In scaling, you’re changing the range of your data while in normalization you’re mostly changing the shape of the distribution of your data.

You need to normalize our data if you’re going use a machine learning or statistics technique that assumes that data is normally distributed e.g. t-tests, ANOVAs, linear regression, linear discriminant analysis (LDA) and Gaussian Naive Bayes.

Different algorithm requires different assumption. You have to ensure you have correct assumption by performing the different types of normalisation/scaling on data in the preprocessing stage.

@alvinctk : Thanks for your response but I think you misunderstood my question.
I don’t have a query on scaling v/s normalization.

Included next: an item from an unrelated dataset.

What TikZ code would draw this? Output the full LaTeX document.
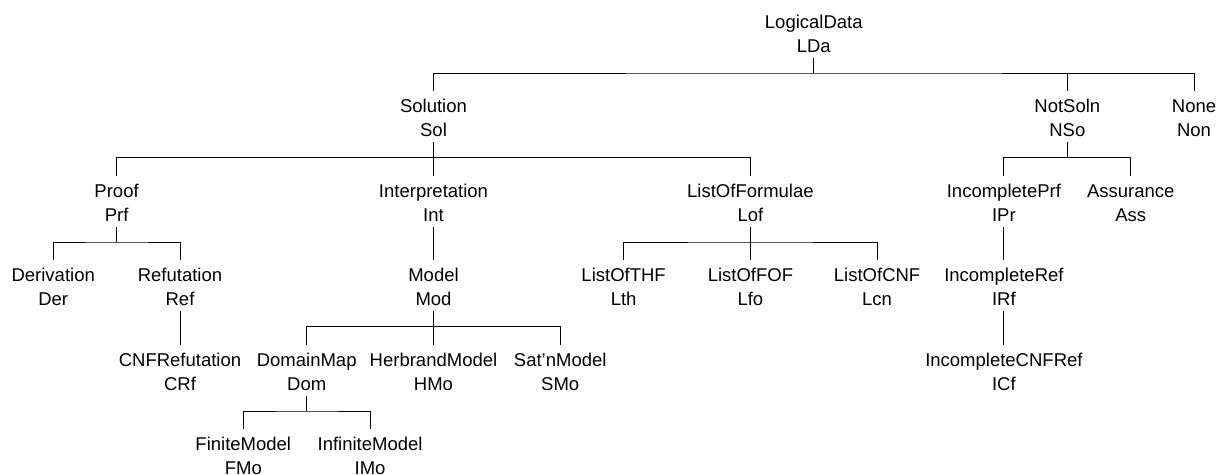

My query is regarding the approach used on screen for applying minmax scaling.

Let me elaborate with example:
Approach 1 (as show in the screen):
Let us consider a column age in train and test set with following values:
Train_Age: [23, 45, 12, 36, 89, 12, 3, 60]
test_age: [10, 9, 45, 12, 27, 32, 31, 30, 29]

Now when we apply function minmax_scale() on train_age data scaling will be done using min value = 3 and max value = 89
Now if we apply this function again on test_age scaling will be done using min value = 9 and max value = 45. Hence the min & max parameters used are different on train and test set.

Approach 2:
Now contrast this with the 2nd approach available in scikitlearn() using transformer minmax_scaler

from sklearn.preprocessing import MinMaxScaler

  • Instantiating minmax scaler on train set (here scaling is done using min = 3 and max = 89)
    X_train_minmax = min_max_scaler.fit_transform(Train_Age)
  • Using this instance to apply on holdout data
    X_train_minmax .transform(test_age)

As you can see we use method transform() on test set rather than fit_transform(). What this will do is it will apply the same min and max parameters as the train set on the test set (min = 3 and max = 89) and the results will be completely different.

I want to know if the approach shown on the screen in the lesson correct.

Well, I don’t have access to the screen.

Use Approach 1 because when scaling the data,

Define a mathematical function f to describe the min-max scaling such that f: x → y. f is function. x is the input to the function f. And, y is output of the function.

By applying individual min-max scaling to the train and test data separately, the representation of data before/after mini-max scaling is not affected because the translation always maps to function f. Inversely, the inverse of f maps back to x.

You can treat mapping of function f like shifting to some point to right or left.

@alvinctk
This is the screen I am referring to:
https://app.dataquest.io/m/186/feature-preparation%2C-selection-and-engineering/2/preparing-more-features
So if I go by approach 1

  • Can you please let me know when do we use transformer MinMaxScaler (approach 2) and is the approach incorrect? (Basically can you apply fit_trsanform on test data as well)
  • Is it correct to use different max and min values for scaling train and test (rather than learning min and max from train data and then applying the same on test data for scaling)

Unable to access the locked mission. Maybe some other moderators can help with the mission.

Instead of questioning which approach is better/correct, it’s better to know why we do the approach.

The rationale behind the chosen approach 1 is mainly because the training data must not have any knowledge of test data set.

Hi @vinayak.naik87

minmax_scale and MinMaxScale are equivalent methods with the difference of API available with latter (please read the sklearn official doc for more info).

We can apply the fit_transform method to a Test dataset, but then we would essentially kill the purpose of Test data altogether. Consider fit_transform as a shortcut to, apply fit and transform methods, in one line of code instead of two.

Not sure if you have tried applying these methods on Train and Test data. You will get the same results. For example: Steps:

  1. fit on train
  2. Series a = transform on test
  3. Series b = fit_transform on train
  4. Series c = transform on test (after step 3.)

The results for series A and C will be same. Let us know if this helps you.

As @alvinctk has already highlighted, its not just which approach to take but also why it should be taken. There is a user guide in sklearn doc, that explains various methods of scaling the data and how each approach impacts the outliers in the data.

@alvinctk - why is your post flagged?